L’electro-rock dei Suuns a Milano: il report del concerto

L’electro-rock dei Suuns a Milano: il report del concerto

Per quanto possa sembrare una via bizzarra, può capitare che per riappacificarsi con la purezza naïf del rock si possa anche passare dalle strade tortuose dell’elettronica. Quella in questione che compie il miracolo appartiene ai Suuns, band di Montreal che con il recente Hold/Still giunge al suo terzo album in studio (da considerare a parte c’è il disco in collaborazione con i Jerusalem in My Heart dell’anno scorso). I Suuns sono una band ibrida e la loro elettronica è ben lontana dall’essere fredda e impersonale proprio perché suonata con tutti gli strumenti del rock.
In un groviglio di cavi e pedaliere, i quattro prendono posto sul palchetto del Biko che a malapena li contiene. Si alzano le luci, a illuminare il loro nome scritto a caratteri gonfiabili sullo sfondo, e si parte.
Ben Shemie è il leader carismatico che riesce a catalizzare gli sguardi dei presenti, dal primo all’ultimo. Liam O’Neill alla batteria, Max Henry al basso e synth e Joseph Yarmush alla seconda chitarra fanno altrettanto.
Il loro è un approccio pienamente fisico che non può non chiamare il totale coinvolgimento del pubblico (compreso il bambino in prima fila che non smette di far ondeggiare la testa). Non serve setlist, non si parla di canzoni ma di un flusso unico e ininterrotto: suono che prima sfiora poi assorbe fino a fagocitare totalmente.
La voce di Shemie è il filo rosso che lega i vari cambi d’atmosfera sonora: aliena e in uno stato di tensione perenne, grazie alla ripetizione di poche e precise parole diventa essa stessa uno strumento, parte integrante del rumore. Persino la chitarra a un certo viene cambiata e diventa trasparente come se vedere gli strumenti non servisse.
Eppure nel buio, si riesce a scorgere tutti: Il corpo di Shemie, si muove sinuoso, il batterista picchia forte e senza sosta, il tastierista guarda il muro e gira su se stesso, Yarmush ha il volto completamente coperto dai lunghi capelli.

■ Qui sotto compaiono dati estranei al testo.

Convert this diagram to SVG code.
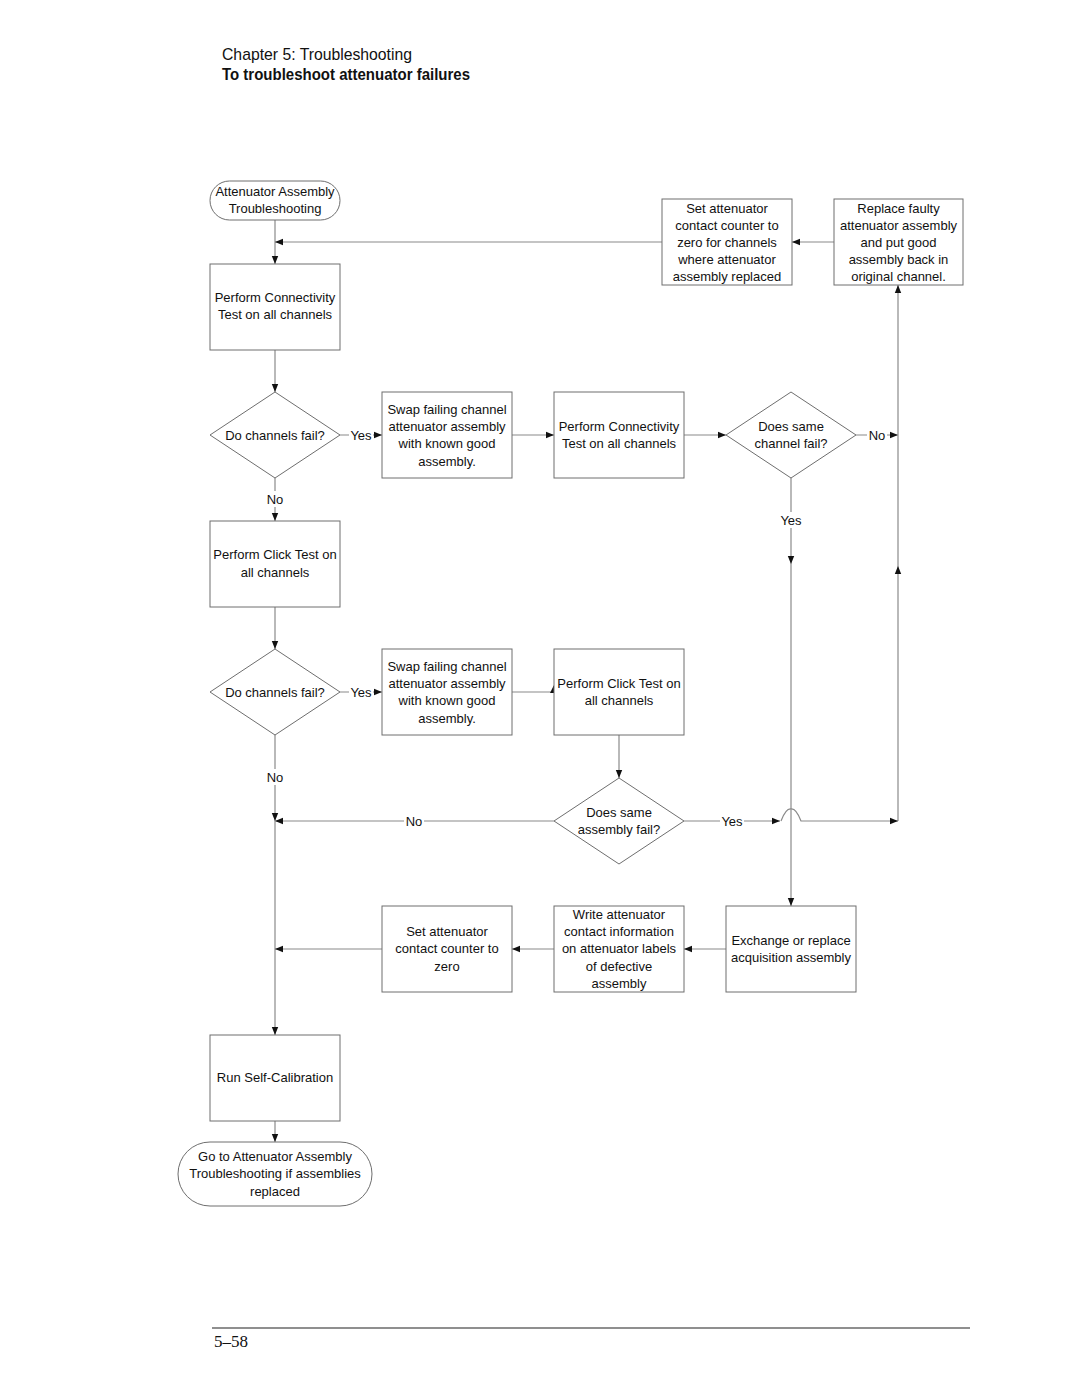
<svg xmlns="http://www.w3.org/2000/svg" width="1080" height="1397" viewBox="0 0 1080 1397">
<style>
.n{fill:#fff;stroke:#6e6e6e;stroke-width:1}
.t{font-family:"Liberation Sans",Arial,sans-serif;font-size:13px;fill:#111;text-anchor:middle}
.c{fill:none;stroke:#8a8a8a;stroke-width:1.2}
.lbl{fill:#fff;stroke:none}
.h{font-family:"Liberation Sans",Arial,sans-serif;font-size:17px;fill:#111}
</style>
<defs>
<marker id="ah" viewBox="0 0 10 10" refX="10" refY="5" markerWidth="8" markerHeight="8" markerUnits="userSpaceOnUse" orient="auto">
<path d="M0,1 L10,5 L0,9 Z" fill="#111"/>
</marker>
</defs>
<rect width="1080" height="1397" fill="#fff"/>
<g id="header">
<text class="h" x="222" y="60" textLength="190" lengthAdjust="spacingAndGlyphs">Chapter 5: Troubleshooting</text>
<text class="h" x="222" y="80" font-weight="bold" textLength="248" lengthAdjust="spacingAndGlyphs">To troubleshoot attenuator failures</text>
</g>
<g id="connectors">
<path class="c" d="M275,220 V264" marker-end="url(#ah)"/>
<path class="c" d="M662,242 H275" marker-end="url(#ah)"/>
<path class="c" d="M834,242 H792" marker-end="url(#ah)"/>
<path class="c" d="M275,350 V392" marker-end="url(#ah)"/>
<path class="c" d="M340,435 H382" marker-end="url(#ah)"/>
<path class="c" d="M512,435 H554" marker-end="url(#ah)"/>
<path class="c" d="M684,435 H726" marker-end="url(#ah)"/>
<path class="c" d="M856,435 H898" marker-end="url(#ah)"/>
<path class="c" d="M898,821 V566" marker-end="url(#ah)"/>
<path class="c" d="M898,566 V285" marker-end="url(#ah)"/>
<path class="c" d="M791,478 V564" marker-end="url(#ah)"/>
<path class="c" d="M791,564 V906" marker-end="url(#ah)"/>
<path class="c" d="M275,478 V521" marker-end="url(#ah)"/>
<path class="c" d="M275,607 V649" marker-end="url(#ah)"/>
<path class="c" d="M340,692 H382" marker-end="url(#ah)"/>
<path class="c" d="M512,692 H554 V686"/>
<path d="M550,693 L554,685 L558,693 Z" fill="#111"/>
<path class="c" d="M619,735 V778" marker-end="url(#ah)"/>
<path class="c" d="M554,821 H275" marker-end="url(#ah)"/>
<path class="c" d="M275,735 V821" marker-end="url(#ah)"/>
<path class="c" d="M275,821 V1035" marker-end="url(#ah)"/>
<path class="c" d="M684,821 H780" marker-end="url(#ah)"/>
<path class="c" d="M781,821 Q786,808 791,809 Q796,808 801,821 H898" marker-end="url(#ah)"/>
<path class="c" d="M726,949 H684" marker-end="url(#ah)"/>
<path class="c" d="M554,949 H512" marker-end="url(#ah)"/>
<path class="c" d="M382,949 H275" marker-end="url(#ah)"/>
<path class="c" d="M275,1121 V1142" marker-end="url(#ah)"/>
<rect class="lbl" x="349" y="427" width="24" height="16"/>
<text class="t" x="361" y="440">Yes</text>
<rect class="lbl" x="867" y="427" width="20" height="16"/>
<text class="t" x="877" y="440">No</text>
<rect class="lbl" x="779" y="512" width="24" height="16"/>
<text class="t" x="791" y="525">Yes</text>
<rect class="lbl" x="265" y="491" width="20" height="16"/>
<text class="t" x="275" y="504">No</text>
<rect class="lbl" x="349" y="684" width="24" height="16"/>
<text class="t" x="361" y="697">Yes</text>
<rect class="lbl" x="265" y="769" width="20" height="16"/>
<text class="t" x="275" y="782">No</text>
<rect class="lbl" x="404" y="813" width="20" height="16"/>
<text class="t" x="414" y="826">No</text>
<rect class="lbl" x="720" y="813" width="24" height="16"/>
<text class="t" x="732" y="826">Yes</text>
</g>
<g id="start">
<rect class="n" x="210" y="181" width="130" height="39" rx="19.5"/>
<text class="t" x="275" y="196">Attenuator Assembly</text>
<text class="t" x="275" y="213">Troubleshooting</text>
</g>
<g id="conn1">
<rect class="n" x="210" y="264" width="130" height="86"/>
<text class="t" x="275" y="302">Perform Connectivity</text>
<text class="t" x="275" y="319">Test on all channels</text>
</g>
<g id="d1">
<polygon class="n" points="275,392 340,435 275,478 210,435"/>
<text class="t" x="275" y="440">Do channels fail?</text>
</g>
<g id="swap1">
<rect class="n" x="382" y="392" width="130" height="86"/>
<text class="t" x="447" y="414">Swap failing channel</text>
<text class="t" x="447" y="431">attenuator assembly</text>
<text class="t" x="447" y="448">with known good</text>
<text class="t" x="447" y="466">assembly.</text>
</g>
<g id="conn2">
<rect class="n" x="554" y="392" width="130" height="86"/>
<text class="t" x="619" y="431">Perform Connectivity</text>
<text class="t" x="619" y="448">Test on all channels</text>
</g>
<g id="d2">
<polygon class="n" points="791,392 856,435 791,478 726,435"/>
<text class="t" x="791" y="431">Does same</text>
<text class="t" x="791" y="448">channel fail?</text>
</g>
<g id="setcounter1">
<rect class="n" x="662" y="199" width="130" height="86"/>
<text class="t" x="727" y="213">Set attenuator</text>
<text class="t" x="727" y="230">contact counter to</text>
<text class="t" x="727" y="247">zero for channels</text>
<text class="t" x="727" y="264">where attenuator</text>
<text class="t" x="727" y="281">assembly replaced</text>
</g>
<g id="replace">
<rect class="n" x="834" y="199" width="129" height="86"/>
<text class="t" x="898.5" y="213">Replace faulty</text>
<text class="t" x="898.5" y="230">attenuator assembly</text>
<text class="t" x="898.5" y="247">and put good</text>
<text class="t" x="898.5" y="264">assembly back in</text>
<text class="t" x="898.5" y="281">original channel.</text>
</g>
<g id="click1">
<rect class="n" x="210" y="521" width="130" height="86"/>
<text class="t" x="275" y="559">Perform Click Test on</text>
<text class="t" x="275" y="577">all channels</text>
</g>
<g id="d3">
<polygon class="n" points="275,649 340,692 275,735 210,692"/>
<text class="t" x="275" y="697">Do channels fail?</text>
</g>
<g id="swap2">
<rect class="n" x="382" y="649" width="130" height="86"/>
<text class="t" x="447" y="671">Swap failing channel</text>
<text class="t" x="447" y="688">attenuator assembly</text>
<text class="t" x="447" y="705">with known good</text>
<text class="t" x="447" y="723">assembly.</text>
</g>
<g id="click2">
<rect class="n" x="554" y="649" width="130" height="86"/>
<text class="t" x="619" y="688">Perform Click Test on</text>
<text class="t" x="619" y="705">all channels</text>
</g>
<g id="d4">
<polygon class="n" points="619,778 684,821 619,864 554,821"/>
<text class="t" x="619" y="817">Does same</text>
<text class="t" x="619" y="834">assembly fail?</text>
</g>
<g id="exchange">
<rect class="n" x="726" y="906" width="130" height="86"/>
<text class="t" x="791" y="945">Exchange or replace</text>
<text class="t" x="791" y="962">acquisition assembly</text>
</g>
<g id="write">
<rect class="n" x="554" y="906" width="130" height="86"/>
<text class="t" x="619" y="919">Write attenuator</text>
<text class="t" x="619" y="936">contact information</text>
<text class="t" x="619" y="953">on attenuator labels</text>
<text class="t" x="619" y="971">of defective</text>
<text class="t" x="619" y="988">assembly</text>
</g>
<g id="setcounter2">
<rect class="n" x="382" y="906" width="130" height="86"/>
<text class="t" x="447" y="936">Set attenuator</text>
<text class="t" x="447" y="953">contact counter to</text>
<text class="t" x="447" y="971">zero</text>
</g>
<g id="selfcal">
<rect class="n" x="210" y="1035" width="130" height="86"/>
<text class="t" x="275" y="1082">Run Self-Calibration</text>
</g>
<g id="end">
<rect class="n" x="178" y="1142" width="194" height="64" rx="32"/>
<text class="t" x="275" y="1161">Go to Attenuator Assembly</text>
<text class="t" x="275" y="1178">Troubleshooting if assemblies</text>
<text class="t" x="275" y="1196">replaced</text>
</g>
<g id="footer">
<line x1="212" y1="1328" x2="970" y2="1328" stroke="#6a6a6a" stroke-width="1.5"/>
<text x="214" y="1347" style="font-family:'Liberation Serif',serif;font-size:17px;fill:#111">5–58</text>
</g>
</svg>
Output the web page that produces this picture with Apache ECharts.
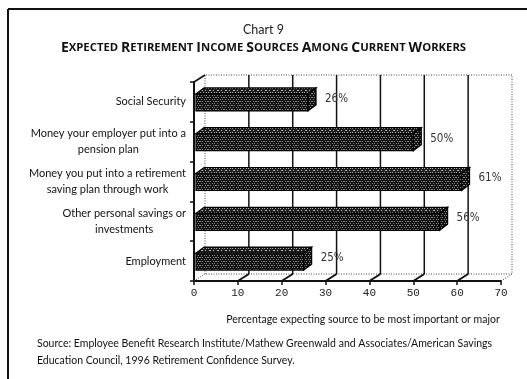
<!DOCTYPE html>
<html><head><meta charset="utf-8">
<script src="https://cdn.jsdelivr.net/npm/echarts@6/dist/echarts.min.js"></script>
<style>html,body{margin:0;padding:0;background:#fff}#c{width:527px;height:379px}</style>
</head><body><div id="c"></div>
<script>
const categories = [
  'Social Security',
  'Money your employer put into a\npension plan',
  'Money you put into a retirement\nsaving plan through work',
  'Other personal savings or\ninvestments',
  'Employment'
];
const values = [26, 50, 61, 56, 25];
const xTicks = [0, 10, 20, 30, 40, 50, 60, 70];
const chartNo = 'Chart 9';
const chartTitle = 'EXPECTED RETIREMENT INCOME SOURCES AMONG CURRENT WORKERS';
const axisTitle = 'Percentage expecting source to be most important or major';
const sourceLines = [
  'Source: Employee Benefit Research Institute/Mathew Greenwald and Associates/American Savings',
  'Education Council, 1996 Retirement Confidence Survey.'
];

// wall depth and bar depth (px)
const DX = 11, DY = -7, BDX = 8, BDY = -6, BH = 17;

function makePattern(bg, dots, dotColor) {
  const c = document.createElement('canvas');
  c.width = 8; c.height = 4;
  const g = c.getContext('2d');
  g.fillStyle = bg; g.fillRect(0, 0, 8, 4);
  g.fillStyle = dotColor;
  dots.forEach(d => g.fillRect(d[0], d[1], 1, 1));
  return { image: c, repeat: 'repeat' };
}
const frontPat = makePattern('#111', [[0,1],[2,1],[5,1],[7,1],[1,3],[4,3],[6,3]], '#8a8a8a');
const topPat = makePattern('#1c1c1c', [[0,0],[3,0],[6,0],[1,2],[2,2],[5,2]], '#b0b0b0');

// small-caps title as rich text
function smallCaps(s) {
  return s.split(' ').map(w => '{b|' + w[0] + '}{s|' + w.slice(1) + '}').join('{s| }');
}

const chart = echarts.init(document.getElementById('c'), null, { renderer: 'canvas' });
const mono = "'Liberation Mono','DejaVu Sans Mono',monospace";
const sans = "Lato,'Open Sans',sans-serif";

chart.setOption({
  animation: false,
  backgroundColor: '#fff',
  title: [
    { text: chartNo, left: 'center', top: 18, textStyle: { fontFamily: sans, fontSize: 12.5, fontWeight: 'normal', color: '#222' } },
    { text: smallCaps(chartTitle), left: 'center', top: 36,
      textStyle: { rich: {
        b: { fontFamily: "'Open Sans',sans-serif", fontWeight: 'bold', fontSize: 14, color: '#111' },
        s: { fontFamily: "'Open Sans',sans-serif", fontWeight: 'bold', fontSize: 11.3, color: '#111' }
      } } }
  ],
  grid: { left: 194, right: 26, top: 82, bottom: 98 },
  xAxis: {
    type: 'value', min: 0, max: 70, interval: 10,
    axisLine: { show: true, lineStyle: { color: '#111', width: 2 } },
    axisTick: { show: true, length: 4, lineStyle: { color: '#111', width: 1.5 } },
    axisLabel: { margin: 7, fontFamily: mono, fontSize: 11, color: '#222',
      formatter: v => xTicks.indexOf(v) >= 0 ? String(v) : '' },
    splitLine: { show: false }
  },
  yAxis: {
    type: 'category', data: categories, inverse: true,
    axisLine: { show: true, lineStyle: { color: '#111', width: 2 } },
    axisTick: { show: true, length: 4, lineStyle: { color: '#111', width: 1.5 } },
    axisLabel: { margin: 8, color: '#111',
      formatter: v => v.split('\n').map(l => '{c|' + l + '}').join('\n'),
      rich: { c: { align: 'center', fontFamily: sans, fontSize: 11, color: '#111', lineHeight: 16 } } }
  },
  graphic: [
    { type: 'line', shape: { x1: 8, y1: 9, x2: 527, y2: 9 }, style: { stroke: '#111', lineWidth: 2 } },
    { type: 'line', shape: { x1: 8, y1: 9, x2: 8, y2: 379 }, style: { stroke: '#111', lineWidth: 2 } },
    { type: 'text', x: 363, y: 320, style: { text: axisTitle, fontFamily: sans, fontSize: 10.5, fill: '#111', textAlign: 'center', textVerticalAlign: 'middle' } },
    { type: 'text', x: 37, y: 344, style: { text: sourceLines[0], fontFamily: sans, fontSize: 10.5, fill: '#111', textVerticalAlign: 'middle', letterSpacing: -0.15 } },
    { type: 'text', x: 37, y: 361, style: { text: sourceLines[1], fontFamily: sans, fontSize: 10.5, fill: '#111', textVerticalAlign: 'middle', letterSpacing: -0.15 } }
  ],
  series: [
    {
      type: 'custom', z: 1, silent: true, data: [[0, 0]],
      renderItem: function (params, api) {
        const cs = params.coordSys;
        const top = cs.y, bot = cs.y + cs.height;
        const kids = [];
        const dot = { stroke: '#444', lineWidth: 1, lineDash: [1, 1.5], fill: null };
        const solid = { stroke: '#111', lineWidth: 1.5, fill: null };
        const xL = api.coord([xTicks[0], 0])[0];
        const xR = api.coord([xTicks[xTicks.length - 1], 0])[0];
        kids.push({ type: 'polyline', shape: { points: [[xL + DX, bot + DY], [xL + DX, top + DY], [xR + DX, top + DY], [xR + DX, bot + DY], [xL + DX, bot + DY]] }, style: dot });
        kids.push({ type: 'line', shape: { x1: xR, y1: bot, x2: xR + DX, y2: bot + DY }, style: dot });
        kids.push({ type: 'line', shape: { x1: xL, y1: bot, x2: xL + DX, y2: bot + DY }, style: dot });
        kids.push({ type: 'line', shape: { x1: xL, y1: top, x2: xL + DX, y2: top + DY }, style: solid });
        xTicks.slice(1, -1).forEach(t => {
          const x = api.coord([t, 0])[0];
          kids.push({ type: 'line', shape: { x1: x + DX, y1: top + DY, x2: x + DX, y2: bot + DY }, style: solid });
          kids.push({ type: 'line', shape: { x1: x, y1: bot, x2: x + DX, y2: bot + DY }, style: { stroke: '#111', lineWidth: 2 } });
        });
        return { type: 'group', children: kids };
      }
    },
    {
      type: 'custom', z: 3, silent: true,
      data: values.map((v, i) => [v, i]),
      encode: { x: 0, y: 1 },
      renderItem: function (params, api) {
        const v = api.value(0), i = api.value(1);
        const p0 = api.coord([0, i]);
        const p1 = api.coord([v, i]);
        const xl = p0[0] + 2, xr = p1[0];
        const yT = p1[1] - BH / 2 + 0.5, yB = yT + BH;
        const edge = { stroke: '#000', lineWidth: 1.2 };
        return { type: 'group', children: [
          { type: 'polygon', shape: { points: [[xl, yT], [xr, yT], [xr + BDX, yT + BDY], [xl + BDX, yT + BDY]] }, style: Object.assign({ fill: topPat }, edge) },
          { type: 'polygon', shape: { points: [[xr, yT], [xr + BDX, yT + BDY], [xr + BDX, yB + BDY], [xr, yB]] }, style: Object.assign({ fill: frontPat }, edge) },
          { type: 'rect', shape: { x: xl, y: yT, width: xr - xl, height: BH }, style: Object.assign({ fill: frontPat }, edge) },
          { type: 'text', x: xr + BDX + 9, y: p1[1] + BDY / 2, style: { text: v + '%', fontFamily: "'Liberation Sans Narrow','DejaVu Sans Condensed',sans-serif", fontSize: 11.5, fill: '#333', textVerticalAlign: 'middle' } }
        ] };
      }
    }
  ]
});
</script></body></html>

Belli anche da vedere, insomma e, cosa più importante, tutti musicisti non improvvisati.
E’ come se, prendendo in prestito i passaggi di stato, durante il live dei Suuns si riesca a evitare lo stato liquido preferendo la sublimazione immediata, nonostante il genere che fanno lo richiederebbe.
Uno degli apici si ha durante l’esecuzione di Resistence, uno dei brani più emblematici dell’ultimo lavoro che condensa a pieno l’essenza della band: minimale, categorica, futuristica.
Il continuo avvicinare le chitarre agli amplificatori non è un vezzo ma un gesto necessario per creare quei suoni distorti per loro fondamentali. Instument, Translate e 2020 (dal secondo lavoro Images Du Futur) sono solo alcune delle tappe che il percorso di tenebre pulsanti che la band canadese regala sul palco.
Escono e poi rientrano per il bis, salutano e ringraziano tra i fischi (di approvazione). Alla prossima.